## [GIVEN PROBLEM]
Write out each line of the listing as it stands, without the images.

## [DATASET CONTENT]
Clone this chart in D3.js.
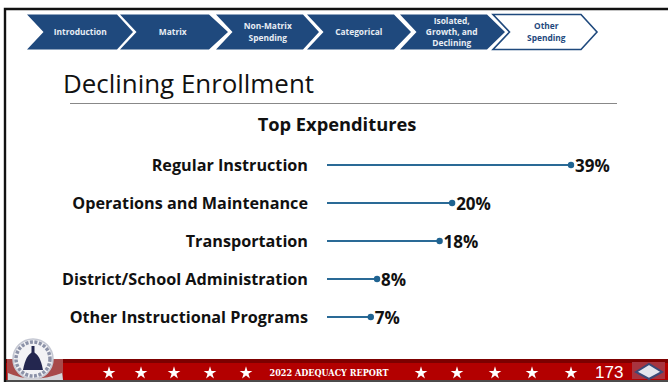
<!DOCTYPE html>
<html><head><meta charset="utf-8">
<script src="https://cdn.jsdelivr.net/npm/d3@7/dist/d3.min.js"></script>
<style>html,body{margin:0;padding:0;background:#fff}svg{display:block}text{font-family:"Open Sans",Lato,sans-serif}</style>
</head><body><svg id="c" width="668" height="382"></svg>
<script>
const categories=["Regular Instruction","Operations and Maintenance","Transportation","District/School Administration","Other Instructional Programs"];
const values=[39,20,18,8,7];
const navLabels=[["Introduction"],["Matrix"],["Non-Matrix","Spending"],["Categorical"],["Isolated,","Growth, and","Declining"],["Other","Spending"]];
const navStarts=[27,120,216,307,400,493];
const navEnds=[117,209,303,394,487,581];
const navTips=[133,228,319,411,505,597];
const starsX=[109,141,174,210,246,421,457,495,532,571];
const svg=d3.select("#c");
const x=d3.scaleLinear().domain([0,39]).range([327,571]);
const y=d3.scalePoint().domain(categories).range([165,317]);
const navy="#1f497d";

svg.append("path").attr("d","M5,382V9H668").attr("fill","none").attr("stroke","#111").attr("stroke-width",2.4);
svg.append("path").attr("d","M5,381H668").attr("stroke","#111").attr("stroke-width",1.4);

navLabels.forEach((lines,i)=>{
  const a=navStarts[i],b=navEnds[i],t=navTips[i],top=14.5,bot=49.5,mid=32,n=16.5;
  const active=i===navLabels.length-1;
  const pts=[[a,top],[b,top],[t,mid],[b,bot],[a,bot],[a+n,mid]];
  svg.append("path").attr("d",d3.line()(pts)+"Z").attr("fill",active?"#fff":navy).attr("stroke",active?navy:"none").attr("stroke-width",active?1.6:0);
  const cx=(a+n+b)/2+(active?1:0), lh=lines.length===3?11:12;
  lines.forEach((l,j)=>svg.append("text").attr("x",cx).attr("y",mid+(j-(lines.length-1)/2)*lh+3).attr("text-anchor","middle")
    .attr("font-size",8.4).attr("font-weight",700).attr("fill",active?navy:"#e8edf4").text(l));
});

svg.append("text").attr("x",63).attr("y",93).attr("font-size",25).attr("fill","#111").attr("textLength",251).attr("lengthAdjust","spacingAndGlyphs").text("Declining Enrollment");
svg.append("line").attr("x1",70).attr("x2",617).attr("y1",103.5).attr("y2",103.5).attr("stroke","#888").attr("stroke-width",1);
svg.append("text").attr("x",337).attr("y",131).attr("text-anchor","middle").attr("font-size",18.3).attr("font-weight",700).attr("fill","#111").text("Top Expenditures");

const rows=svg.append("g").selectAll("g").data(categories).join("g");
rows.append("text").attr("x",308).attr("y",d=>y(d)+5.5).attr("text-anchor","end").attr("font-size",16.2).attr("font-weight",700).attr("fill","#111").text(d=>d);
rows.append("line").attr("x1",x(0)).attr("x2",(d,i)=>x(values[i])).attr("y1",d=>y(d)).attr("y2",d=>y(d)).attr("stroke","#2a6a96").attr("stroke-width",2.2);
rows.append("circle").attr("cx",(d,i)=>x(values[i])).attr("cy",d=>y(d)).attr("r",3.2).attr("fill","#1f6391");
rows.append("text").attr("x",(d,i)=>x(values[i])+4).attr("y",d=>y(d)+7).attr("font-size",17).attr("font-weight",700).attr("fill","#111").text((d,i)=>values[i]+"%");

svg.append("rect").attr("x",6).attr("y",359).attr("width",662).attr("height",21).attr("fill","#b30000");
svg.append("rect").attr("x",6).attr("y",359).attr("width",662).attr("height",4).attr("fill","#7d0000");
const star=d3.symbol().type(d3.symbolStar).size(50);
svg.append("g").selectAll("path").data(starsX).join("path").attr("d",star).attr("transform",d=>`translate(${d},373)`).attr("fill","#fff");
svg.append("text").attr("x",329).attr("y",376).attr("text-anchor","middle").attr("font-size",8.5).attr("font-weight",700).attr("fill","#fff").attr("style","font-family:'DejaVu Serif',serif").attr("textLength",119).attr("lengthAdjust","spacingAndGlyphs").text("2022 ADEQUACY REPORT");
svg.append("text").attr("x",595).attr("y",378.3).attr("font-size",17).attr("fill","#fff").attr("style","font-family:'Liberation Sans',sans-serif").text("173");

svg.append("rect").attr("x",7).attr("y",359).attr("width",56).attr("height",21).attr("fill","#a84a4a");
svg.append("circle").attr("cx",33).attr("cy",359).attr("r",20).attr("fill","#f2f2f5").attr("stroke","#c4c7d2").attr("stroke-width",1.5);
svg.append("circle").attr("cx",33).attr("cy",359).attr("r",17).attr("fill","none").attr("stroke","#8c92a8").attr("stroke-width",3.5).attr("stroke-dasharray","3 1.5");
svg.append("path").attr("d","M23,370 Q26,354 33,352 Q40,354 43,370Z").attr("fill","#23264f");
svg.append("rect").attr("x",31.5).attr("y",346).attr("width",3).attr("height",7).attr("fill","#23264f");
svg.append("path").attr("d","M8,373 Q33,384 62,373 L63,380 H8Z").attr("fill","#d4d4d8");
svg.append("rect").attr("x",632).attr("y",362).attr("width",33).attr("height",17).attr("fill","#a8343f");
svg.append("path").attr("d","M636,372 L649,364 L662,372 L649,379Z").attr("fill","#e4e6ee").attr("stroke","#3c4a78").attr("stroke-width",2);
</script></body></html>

## [FINISHED ANSWER]
Clone this chart in D3.js.
<!DOCTYPE html>
<html><head><meta charset="utf-8">
<script src="https://cdn.jsdelivr.net/npm/d3@7/dist/d3.min.js"></script>
<style>html,body{margin:0;padding:0;background:#fff}svg{display:block}text{font-family:"Open Sans",Lato,sans-serif}</style>
</head><body><svg id="c" width="668" height="382"></svg>
<script>
const categories=["Regular Instruction","Operations and Maintenance","Transportation","District/School Administration","Other Instructional Programs"];
const values=[39,20,18,8,7];
const navLabels=[["Introduction"],["Matrix"],["Non-Matrix","Spending"],["Categorical"],["Isolated,","Growth, and","Declining"],["Other","Spending"]];
const navStarts=[27,120,216,307,400,493];
const navEnds=[117,209,303,394,487,581];
const navTips=[133,228,319,411,505,597];
const starsX=[109,141,174,210,246,421,457,495,532,571];
const svg=d3.select("#c");
const x=d3.scaleLinear().domain([0,39]).range([327,571]);
const y=d3.scalePoint().domain(categories).range([165,317]);
const navy="#1f497d";

svg.append("path").attr("d","M5,382V9H668").attr("fill","none").attr("stroke","#111").attr("stroke-width",2.4);
svg.append("path").attr("d","M5,381H668").attr("stroke","#111").attr("stroke-width",1.4);

navLabels.forEach((lines,i)=>{
  const a=navStarts[i],b=navEnds[i],t=navTips[i],top=14.5,bot=49.5,mid=32,n=16.5;
  const active=i===navLabels.length-1;
  const pts=[[a,top],[b,top],[t,mid],[b,bot],[a,bot],[a+n,mid]];
  svg.append("path").attr("d",d3.line()(pts)+"Z").attr("fill",active?"#fff":navy).attr("stroke",active?navy:"none").attr("stroke-width",active?1.6:0);
  const cx=(a+n+b)/2+(active?1:0), lh=lines.length===3?11:12;
  lines.forEach((l,j)=>svg.append("text").attr("x",cx).attr("y",mid+(j-(lines.length-1)/2)*lh+3).attr("text-anchor","middle")
    .attr("font-size",8.4).attr("font-weight",700).attr("fill",active?navy:"#e8edf4").text(l));
});

svg.append("text").attr("x",63).attr("y",93).attr("font-size",25).attr("fill","#111").attr("textLength",251).attr("lengthAdjust","spacingAndGlyphs").text("Declining Enrollment");
svg.append("line").attr("x1",70).attr("x2",617).attr("y1",103.5).attr("y2",103.5).attr("stroke","#888").attr("stroke-width",1);
svg.append("text").attr("x",337).attr("y",131).attr("text-anchor","middle").attr("font-size",18.3).attr("font-weight",700).attr("fill","#111").text("Top Expenditures");

const rows=svg.append("g").selectAll("g").data(categories).join("g");
rows.append("text").attr("x",308).attr("y",d=>y(d)+5.5).attr("text-anchor","end").attr("font-size",16.2).attr("font-weight",700).attr("fill","#111").text(d=>d);
rows.append("line").attr("x1",x(0)).attr("x2",(d,i)=>x(values[i])).attr("y1",d=>y(d)).attr("y2",d=>y(d)).attr("stroke","#2a6a96").attr("stroke-width",2.2);
rows.append("circle").attr("cx",(d,i)=>x(values[i])).attr("cy",d=>y(d)).attr("r",3.2).attr("fill","#1f6391");
rows.append("text").attr("x",(d,i)=>x(values[i])+4).attr("y",d=>y(d)+7).attr("font-size",17).attr("font-weight",700).attr("fill","#111").text((d,i)=>values[i]+"%");

svg.append("rect").attr("x",6).attr("y",359).attr("width",662).attr("height",21).attr("fill","#b30000");
svg.append("rect").attr("x",6).attr("y",359).attr("width",662).attr("height",4).attr("fill","#7d0000");
const star=d3.symbol().type(d3.symbolStar).size(50);
svg.append("g").selectAll("path").data(starsX).join("path").attr("d",star).attr("transform",d=>`translate(${d},373)`).attr("fill","#fff");
svg.append("text").attr("x",329).attr("y",376).attr("text-anchor","middle").attr("font-size",8.5).attr("font-weight",700).attr("fill","#fff").attr("style","font-family:'DejaVu Serif',serif").attr("textLength",119).attr("lengthAdjust","spacingAndGlyphs").text("2022 ADEQUACY REPORT");
svg.append("text").attr("x",595).attr("y",378.3).attr("font-size",17).attr("fill","#fff").attr("style","font-family:'Liberation Sans',sans-serif").text("173");

svg.append("rect").attr("x",7).attr("y",359).attr("width",56).attr("height",21).attr("fill","#a84a4a");
svg.append("circle").attr("cx",33).attr("cy",359).attr("r",20).attr("fill","#f2f2f5").attr("stroke","#c4c7d2").attr("stroke-width",1.5);
svg.append("circle").attr("cx",33).attr("cy",359).attr("r",17).attr("fill","none").attr("stroke","#8c92a8").attr("stroke-width",3.5).attr("stroke-dasharray","3 1.5");
svg.append("path").attr("d","M23,370 Q26,354 33,352 Q40,354 43,370Z").attr("fill","#23264f");
svg.append("rect").attr("x",31.5).attr("y",346).attr("width",3).attr("height",7).attr("fill","#23264f");
svg.append("path").attr("d","M8,373 Q33,384 62,373 L63,380 H8Z").attr("fill","#d4d4d8");
svg.append("rect").attr("x",632).attr("y",362).attr("width",33).attr("height",17).attr("fill","#a8343f");
svg.append("path").attr("d","M636,372 L649,364 L662,372 L649,379Z").attr("fill","#e4e6ee").attr("stroke","#3c4a78").attr("stroke-width",2);
</script></body></html>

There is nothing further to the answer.